Sinclair Broadcast Group Inc. reported a drop Wednesday in third-quarter sales and earnings, said its planned $3.9 billion deal to buy Tribune Media Co. remains on track and put to rest speculation that it plans to hire former Fox News host Bill O’Reilly.
In announcing results for the quarter ended Sept. 30, Hunt Valley-based Sinclair addressed ongoing criticism over its controversial plans to acquire Tribune Media under broadcast ownership rules that federal regulators revised earlier this year.
A planned review of rules that could further deregulate the television broadcast industry by the Federal Communications Commission reflects a recognition of how the competitive marketplace has changed, said David Smith, Sinclair’s executive chairman, in a statement Wednesday.
“Broadcasters actually do compete against everyone for viewers and advertising dollars,” Smith said. “Their review also recognizes that the current rules no longer reflect the realities of today’s media landscape and consumer viewing habits. We applaud the FCC’s action to level the playing field, especially in light of emerging technologies and consolidation in the telecom and cable industries.”
During a morning conference call with analysts, Sinclair President and CEO Chris Ripley responded to a question about the broadcaster’s reported interest in hiring O’Reilly, who was forced out at Fox amid sexual harassment allegations.
“We get approached all the time by a lot of people,” Ripley said. “He did approach us. … We do not have any interest in hiring him.”
On Wednesday, Sinclair reported that its income dropped 40 percent to $30.6 million in the July-to-September period, from $50.8 million in the third quarter of 2016.
Per share earnings fell to 30 cents in the quarter, from 54 cents a year earlier.

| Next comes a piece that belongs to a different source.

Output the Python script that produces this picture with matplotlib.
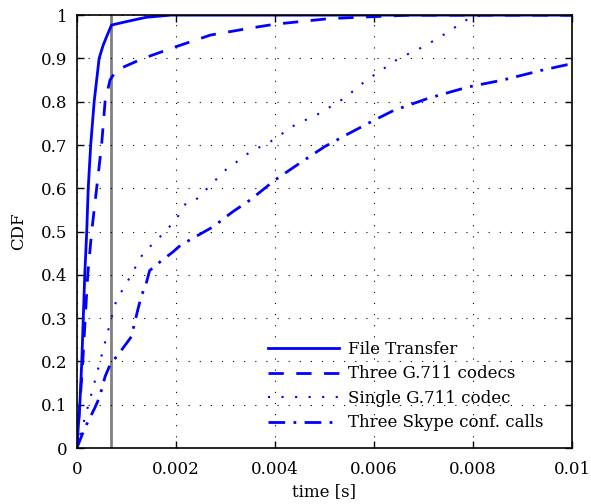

Wall Street analysts had expected earnings of 42 cents per share.
The impact of recent storms during hurricane season cut into revenues, which fell 3.3 percent to $670.9 million and just missed analysts’ estimates of $672.1 million, the company said. The decrease included $3.1 million of lost revenue as a result of the hurricanes and other one-time adjustments.
In Wednesday trading, Sinclair shares closed down 2 percent at $31.05 each.
An analyst at CFRA Research cut its 12-month target price on Sinclair’s stock by $8 to $36 per share. But analyst Tuna N. Amobi said improvements are likely in the fourth quarter and next year as the company benefits from political ads during the 2018 mid-term elections and a favorable regulatory environment that could spur more merger and acquisition activity once the Tribune deal is finalized.
The broadcaster stands to benefit from political advertising in senatorial and gubernatorial races in states where Sinclair has a presence, including Florida, Ohio, Pennsylvania and Nevada, said Steven M. Marks, Sinclair’s chief operating officer.
“Those races in those markets are tailor made for us,” Marks said. “We’re very much looking forward to a robust political season in 2018.”
Smith said the company is continuing to work with the FCC and other governmental agencies and expects the Tribune acquisition to close early next year. The merger of the two broadcasters will cement Sinclair’s position as the nation’s largest TV station owner. Tribune stockholders approved the deal on Oct. 19.
The FCC last month extended its review timeline for the takeover to allow for more input from the public, setting Thursday as the new deadline to submit comments.
The deal could give Sinclair control of as many as 233 television stations that reach 72 percent of U.S. households, though Sinclair is expected to sell off some stations to appease regulatory concerns.
Approval has appeared likely because the FCC recently relaxed rules for broadcast station ownership, but opponents say the deal will hurt media competition and consumers. In its upcoming open commission meeting on Nov. 16, the FCC plans to review broadcast ownership rules to reflect the current media marketplace.
During the third quarter, Sinclair increased its share of revenues in markets where it operates, the company said, despite facing challenges such as the impact of hurricanes Harvey and Irma, the loss of some technical school advertisers and some one-time charges related to transactions.
The company made progress entering partnerships with multichannel video programming distributors to carry Sinclair’s signals, and renewed several Fox and CBS network affiliation agreements, Ripley said.
It also closed on a $240 million acquisition of Bonten Media Group Holdings, Inc., a deal that included affiliate Cunningham Broadcasting Corp.’s purchase of the membership interest of Esteem Broadcasting. The acquisition gave Sinclair 14 TV stations in eight markets.
In a report Wednesday, Wells Fargo Securities Senior Analyst Marci Ryvicker said it appeared that one-time factors caused Sinclair to miss earnings estimates but that core advertising has remained in line, “which we view as a positive.”
“We like [Sinclair’s] long-term focus, innovative distribution and content strategies,” Ryvicker said. “We also think that [Sinclair] is outperforming its peers on a core advertising basis.”